> **GOAL OF THE EXERCISE**:
Skip all pictures. Write out the data below from its first line through the line that contains "labels = ['Fe(2e)'] * 14 + ['Si(2e)'] * 6".
:::::
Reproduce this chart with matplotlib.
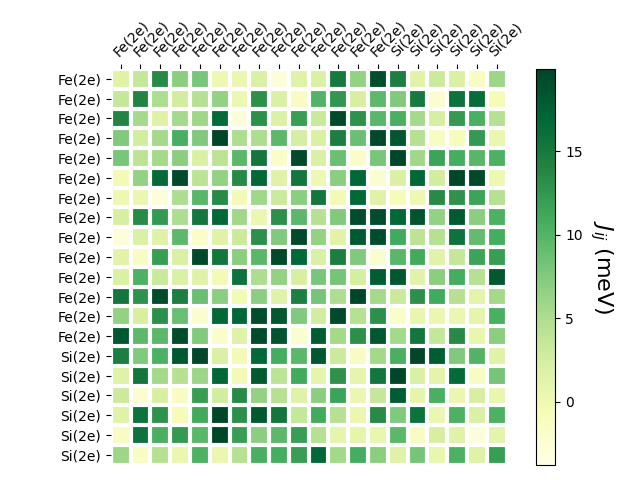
import numpy as np
import matplotlib
matplotlib.use('Agg')
import matplotlib.pyplot as plt

# site labels
labels = ['Fe(2e)'] * 14 + ['Si(2e)'] * 6

# exchange couplings J_ij (meV), read row by row
row01 = [1.5, 3.5, 13.5, 7, 8, 0, 0.3, 2, -3, 1.5, 2, 15, 6.5, 19, 14.5, 1.2, 3, 2, -1.5, 6]
row02 = [3.5, 14, 5, 2.5, 4.5, 6.5, 0.2, 13, 2, -1.5, 10, 12.5, 2.2, 9.5, 7.5, 15, -2.5, 15.8, 16.3, -0.8]
row03 = [14, 5.5, 1.5, 5.5, 6, 16.5, -3, 13, 1.8, 12, 3.2, 19.5, 12.8, 9.7, 10.5, 5.5, 2.3, 12.3, 10.5, 4.5]
row04 = [7.5, 2.5, 5.6, 10.6, 7.5, 19.8, 5, 5, 9.5, 2.4, 2, 14.5, 8.7, 19.5, 18.3, 4.5, -1.5, -1.2, 12.3, 0.3]
row05 = [8, 4, 5.6, 7, 2, 4, 9.6, 15.2, -1.8, 19.5, 2, 8.7, -2, 8, 19.8, 5.8, 11.5, 10.8, 9.8, 10.3]
row06 = [-0.3, 6.5, 16.5, 19.5, 4, 6.5, 13.5, 16.8, 1.5, 15.2, 0, 7, 16.8, -2.5, 2, 17, 2.5, 19.8, 19.5, 0]
row07 = [0, 0.3, -3, 5, 9.7, 13.5, -0.3, 5.8, 3, 7, 15.2, -0.3, 16.8, 1.5, -0.8, 0, 13.5, 12.8, 11.5, 4.5]
row08 = [2.2, 13.5, 12.3, 5, 15.2, 16.8, 5.8, 0.3, 13, 9.6, 4.5, 7.5, 19.2, 19.2, 16.8, 18.6, 6.5, 18, 7, 10.3]
row09 = [-3, 2, 1.5, 9.5, -2, 1.5, 3, 13, 7.5, 19.5, 6.5, 1.2, 18, 19.2, 11, 4, 4.5, 15.8, 9.2, 10.8]
row10 = [1.2, -1.5, 12, 2, 19.5, 15.2, 7, 9.7, 19.5, 16.8, 2, 14.5, 7.5, -2.2, 9.7, 11, 1.2, 3.5, 11.5, 12]
row11 = [2, 10.3, 3.2, 2, 1.5, -0.3, 15.8, 5, 6.5, 2.2, 8, 8.2, 2.4, 17.8, 18.3, 1.2, 7, 10.8, 4.5, 18.3]
row12 = [15.2, 12.8, 19.2, 14.5, 8.7, 7, -0.3, 7, 1.5, 14.5, 8.2, 5, 19.8, 5.5, 3, 13, 11, 4.5, 1, 5.6]
row13 = [6.5, 2.2, 13, 8.7, -2.2, 16.8, 17, 19.2, 18.3, 7.5, 2.5, 19.5, 4.5, 13, -2, 0.6, 0.3, 0.3, 0.9, 10.5]
row14 = [18.3, 9.5, 9.6, 19.2, 7.5, -2, 1.5, 19.2, 18.6, -2.2, 17.8, 5.6, 13, 18.3, 5.6, 15.2, 3.5, 13.5, 0.6, 7]
row15 = [14.5, 7.5, 10.3, 18.3, 19.8, 2, -0.3, 16.8, 10.8, 9.6, 18.3, 3, -1.5, 5.6, 10.5, 19.8, 17.8, 7.5, 10, 1.5]
row16 = [1.5, 15.2, 5.6, 4.5, 6, 17, -0.3, 18, 4, 11, 0.9, 12.8, 0.9, 15.2, 19.8, 2, 1, 16.5, -1.5, 8.2]
row17 = [3, -2.5, 2.2, -1.5, 12, 2.5, 13.5, 6.5, 4.5, 1.5, 7, 11.5, 0.3, 3.5, 17.8, 0.9, 10.5, 0.3, 2.2, 0.6]
row18 = [1.5, 15.8, 12.8, -0.8, 11, 19.8, 13, 18, 15.2, 3.5, 11, 4.5, 0.3, 13.5, 7.5, 15.8, 0.3, 10.3, 2, 10.3]
row19 = [-1.5, 15.8, 10.5, 12.3, 9.7, 19.8, 12, 7, 9.5, 12, 4.5, 0.9, 0.9, 0.6, 9.6, -1.5, 2.2, 1.5, -3, 1]
row20 = [6, -1.5, 4.5, 0.3, 10.3, 0.3, 4.5, 10.5, 10.8, 12, 16.8, 5.6, 10.8, 7, 1.5, 8.2, 0.6, 10.3, 1.5, 12]

J = np.array([row01, row02, row03, row04, row05, row06, row07, row08, row09, row10,
              row11, row12, row13, row14, row15, row16, row17, row18, row19, row20])

fig = plt.figure(figsize=(6.4, 4.8), dpi=100)
ax = fig.add_axes([0.1731, 0.03125, 0.6184, 0.8256])
cax = fig.add_axes([0.837, 0.03125, 0.0306, 0.8244])

im = ax.imshow(J, cmap='YlGn', vmin=-3.8, vmax=19.9)

cbar = fig.colorbar(im, cax=cax)
cbar.set_ticks([0, 5, 10, 15])
cbar.ax.set_ylabel(r'$J_{ij}$ (meV)', rotation=-90, va='bottom', fontsize=16)

ax.set_xticks(np.arange(J.shape[1]))
ax.set_yticks(np.arange(J.shape[0]))
ax.set_xticklabels(labels)
ax.set_yticklabels(labels)

# labels on top
ax.tick_params(top=True, bottom=False, labeltop=True, labelbottom=False)
plt.setp(ax.get_xticklabels(), rotation=45, ha='left', rotation_mode='anchor')

for edge, spine in ax.spines.items():
    spine.set_visible(False)

# white grid between cells
ax.set_xticks(np.arange(J.shape[1] + 1) - .5, minor=True)
ax.set_yticks(np.arange(J.shape[0] + 1) - .5, minor=True)
ax.grid(which='minor', color='w', linestyle='-', linewidth=3)
ax.tick_params(which='minor', bottom=False, left=False, top=False)

fig.savefig('out.png', dpi=100)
:::::
> **COMPLETE OUTPUT**:
Reproduce this chart with matplotlib.
import numpy as np
import matplotlib
matplotlib.use('Agg')
import matplotlib.pyplot as plt

# site labels
labels = ['Fe(2e)'] * 14 + ['Si(2e)'] * 6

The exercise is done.